The fearless, comic, incorruptible battle-axe Englishwoman is now almost gone. There don't seem to be many of the young shaping up in that mould.
And maybe good riddance but maybe more's the pity, for she'll be missed here and there and especially in fiction.

Y a partir de ahí empieza a resultar ligeramente pesado el afán de Jane Gardam por tratar cada capítulo como si fuera un relato corto con un estallido de ingenio o buena técnica (¿qué sentido tiene el capítulo veintiuno?). La novela, con momentos memorable, se hincha en la segunda parte hasta dar la sensación de no tener centro, de avanzar de manera casi arbitraria.

-The Queen of the Tambourine. Esta sí, y quien lo pueda hacer mejor que lo intente.

-The People on Privilege Hill. De aquí salvo dos relatos y medio. Sí a Pangbourne y Babette, y casi sí (excepto por el final) a Snap. The hair of the dog es perfecto en forma pero el sentido ñoñea.

-Missing the Midnight. Buff, buff...Cuentos de Navidad y fantásticos. Algunos parecen ser escritos por alguien sin imaginación que se fuerza a imaginar. Pero Miss Mistletoe es la caña.

-The pangs of love. De momento, su colección de relatos más completa. The Easter Lilies, Stone Trees y The pursuit of Miss Bell son magníficos, extraordinarios, y juegan en la primera división. Otros se quedan muy cerca: Un unknown child, The pig boy, The kiss of life, The ball game y The last Adam.

-Going into a dark house.

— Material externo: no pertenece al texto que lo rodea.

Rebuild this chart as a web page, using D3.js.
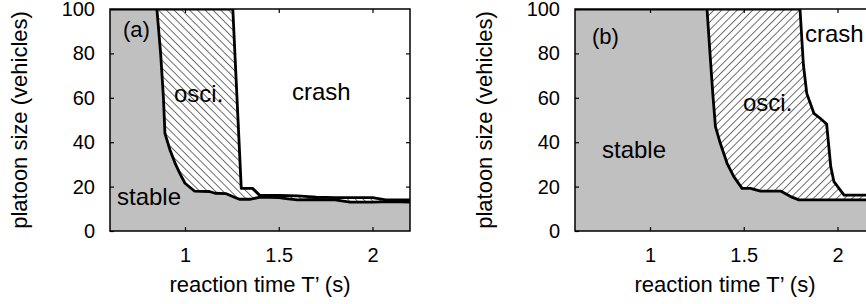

Y aquí está el segundo mejor libro de relatos, con Blue Poppies y Telegony.

Esto, de momento. Y no sigo, que tengo que ir a leer.

(P. D. Ay, editoriales españolas, qué tirón de orejas os merecéis. Salamandra publica en junio de 2011 la traducción de "Old Filth", que traduce como "El viejo juez" matando el chiste. Como se dice en los pueblos, corriendo van a misa los que llegan tarde. Si esperáis más, la pilláis muerta).